Santana’s grandfather, Keith Janis, said the young people on Pine Ridge are growing up in an area where “there’s a huge amount of racism” against Native people. He described one incident in which his granddaughter and a group of young people were in a hotel in Rapid City, South Dakota, and heard a white woman call them “filthy Indians.”

“But it’s not just one thing,” he said. He points to the poverty, lack of jobs and homelessness. He said other people were benefiting economically from the lands that were taken from the tribe, while the tribe does not.
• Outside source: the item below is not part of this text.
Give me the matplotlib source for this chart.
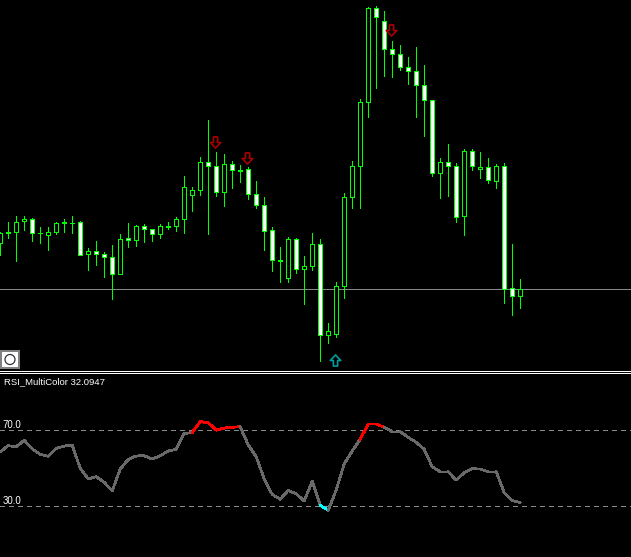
import matplotlib
matplotlib.use('Agg')
import matplotlib.pyplot as plt
from matplotlib.path import Path
from matplotlib.patches import Rectangle, Circle

# Candles, prices in chart points (no price scale is visible in the picture)
opens = [127, 138, 138, 149, 151, 137, 135, 138, 148, 147, 148, 116, 119, 116, 113, 96, 132, 130, 144, 141, 136, 144,
         144, 151, 175, 180, 208, 204, 178, 206, 200, 201, 176, 165, 140, 110, 92, 131, 101, 104, 126, 35, 36, 84,
         173, 204, 268, 362, 349, 321, 316, 303, 299, 285, 270, 197, 208, 204, 154, 219, 201, 203, 189, 204, 82, 74]
highs = [138, 148, 154, 154, 152, 143, 143, 148, 151, 154, 149, 122, 129, 118, 125, 136, 147, 145, 146, 141, 146, 148,
         153, 194, 183, 213, 250, 218, 216, 209, 205, 203, 189, 173, 143, 123, 133, 132, 114, 137, 131, 47, 88, 177,
         209, 271, 363, 364, 359, 329, 325, 313, 323, 305, 270, 212, 226, 207, 221, 221, 218, 212, 206, 207, 126, 91]
lows = [115, 132, 109, 140, 129, 127, 120, 136, 138, 137, 115, 100, 105, 93, 71, 96, 123, 124, 128, 129, 132, 141,
        139, 137, 159, 175, 136, 174, 164, 182, 188, 171, 162, 120, 99, 88, 88, 97, 66, 100, 9, 27, 33, 72,
        162, 162, 253, 282, 294, 293, 300, 286, 253, 234, 194, 172, 174, 148, 135, 200, 192, 187, 182, 67, 55, 62]
closes = [137, 137, 148, 151, 137, 137, 138, 147, 147, 147, 115, 119, 116, 113, 96, 131, 130, 144, 141, 136, 144, 143,
          151, 183, 180, 208, 204, 178, 206, 200, 199, 176, 165, 139, 110, 109, 131, 101, 104, 126, 35, 39, 84, 173,
          204, 268, 362, 353, 321, 316, 303, 299, 285, 270, 197, 208, 204, 153, 219, 204, 203, 190, 204, 81, 74, 81]

# RSI value of every bar
rsi = [58.8, 62.0, 61.5, 64.8, 60.3, 57.5, 56.4, 60.6, 61.8, 62.2, 50.1, 44.5, 45.7, 42.7, 38.2, 49.7, 54.8, 56.6,
       56.7, 55.0, 56.7, 59.2, 60.1, 68.4, 68.9, 74.7, 74.1, 70.2, 71.3, 71.7, 72.0, 62.4, 56.2, 44.5, 36.4, 33.8,
       38.5, 36.6, 32.9, 43.3, 30.6, 28.0, 38.7, 52.4, 59.2, 65.4, 73.4, 73.4, 71.7, 69.4, 69.4, 66.4, 63.8, 60.1,
       50.9, 48.3, 48.3, 43.9, 47.8, 49.9, 49.7, 48.3, 48.3, 37.3, 33.1, 32.0947]

# Signal arrows and the price line
sell_bars = [26.8, 30.8, 48.8]
sell_prices = [228, 212, 340]
buy_bars = [41.9]
buy_prices = [10]
level_price = 81
rsi_levels = [70, 30]

W, H = 631, 557
GREEN = '#00ff00'
fig = plt.figure(figsize=(W / 100, H / 100), dpi=100, facecolor='black')
plt.rcParams['font.family'] = ['Liberation Sans', 'DejaVu Sans']

# Price window
ax = fig.add_axes([0, (H - 370) / H, 1, 370 / H])
ax.set_facecolor('black')
ax.set_xlim(-0.2 / 8, (W - 0.2) / 8)
ax.set_ylim(0.2, 370.2)
ax.axis('off')

ax.axhline(level_price, color='#8a8a8a', lw=0.72, antialiased=False, zorder=1)

for i in range(len(opens)):
    ax.plot([i, i], [lows[i], highs[i]], color=GREEN, lw=0.72, antialiased=False, snap=True,
            solid_capstyle='butt', zorder=2)
    if closes[i] < opens[i]:
        fill = 'white'
    else:
        fill = 'black'
    bottom = min(opens[i], closes[i])
    height = abs(opens[i] - closes[i])
    if height == 0:
        # doji is just a short flat line
        ax.plot([i - 0.25, i + 0.25], [opens[i], opens[i]], color=GREEN, lw=0.72, antialiased=False, snap=True,
                solid_capstyle='butt', zorder=3)
    else:
        # body as an outlined box, fill first and then the four green sides
        ax.bar(i, height, bottom=bottom, width=0.5, facecolor=fill, edgecolor='none',
               antialiased=False, zorder=3)
        ax.plot([i - 0.25, i + 0.25, i + 0.25, i - 0.25, i - 0.25],
                [bottom, bottom, bottom + height, bottom + height, bottom],
                color=GREEN, lw=0.72, antialiased=False, snap=True, zorder=4)

# Hollow arrows
up_arrow = Path([(-0.38, -1), (0.38, -1), (0.38, 0), (0.95, 0), (0, 1), (-0.95, 0), (-0.38, 0), (-0.38, -1)], closed=True)
down_arrow = Path([(-0.38, 1), (0.38, 1), (0.38, 0), (0.95, 0), (0, -1), (-0.95, 0), (-0.38, 0), (-0.38, 1)], closed=True)
ax.plot(sell_bars, sell_prices, ls='none', marker=down_arrow, markersize=8, markerfacecolor='black',
        markeredgecolor='#a80000', markeredgewidth=1.2, zorder=5)
ax.plot(buy_bars, buy_prices, ls='none', marker=up_arrow, markersize=8, markerfacecolor='black',
        markeredgecolor='#009a9a', markeredgewidth=1.2, zorder=5)

# RSI window
ax2 = fig.add_axes([0, 0, 1, (H - 373) / H])
ax2.set_facecolor('black')
ax2.set_xlim(-0.2 / 8, (W - 0.2) / 8)
ax2.set_ylim(3.42, 100.26)
ax2.axis('off')

for level in rsi_levels:
    ax2.axhline(level, color='#8a8a8a', lw=0.72, ls=(0, (5, 5)), antialiased=False, zorder=1)
    ax2.text(2 / 8, level + 0.4, '%.1f' % level, color='white', fontsize=6.9, ha='left', va='bottom')

# Each stretch takes its colour from where it ends
for i in range(len(rsi) - 1):
    color = '#696969'
    if rsi[i + 1] > 70:
        color = '#ff0000'
    elif rsi[i + 1] < 30:
        color = '#00ffff'
    ax2.plot([i, i + 1], [rsi[i], rsi[i + 1]], color=color, lw=1.3, antialiased=False,
             solid_capstyle='round', zorder=2)

ax2.text(4 / 8, 95.6, 'RSI_MultiColor 32.0947', color='white', fontsize=6.8, ha='left', va='center')

# Window furniture: separator and the small button
ui = fig.add_axes([0, 0, 1, 1])
ui.set_xlim(0, W)
ui.set_ylim(H, 0)
ui.axis('off')
ui.patch.set_alpha(0)
ui.plot([0, W], [370.5, 370.5], color='white', lw=0.72, antialiased=False)
ui.plot([0, W], [372.5, 372.5], color='white', lw=0.72, antialiased=False)
ui.add_patch(Rectangle((1, 351), 18, 17, facecolor='white', edgecolor='#808080', lw=1.44))
ui.add_patch(Circle((10, 359.5), 5, facecolor='white', edgecolor='#30343a', lw=0.9))

fig.savefig('out.png', dpi=100, facecolor='black')
plt.close()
Since Santana’s death, Janis has taken part in a suicide prevention project through Facebook called Santana House. In addition to an online gathering place, the site offers adults and youth a place to confidentially share concerns about  kids who may be depressed or having problems.

Janis and the other adults involved in the site can reach out to them and, in some cases, connect them with mental health professionals.

“All the kids are on social media,” he said. “There’s a lot we can do.”

In 1890, Wounded Knee was the site of a massacre of 300 Indians by U.S. troops. In the following years, many Native youth were taken from their families, put in boarding schools and forced to give up their culture.

Ruby Gibson, founder of a South Dakota nonprofit counseling center Freedom Lodge, talks about youth suicides in terms of historical trauma.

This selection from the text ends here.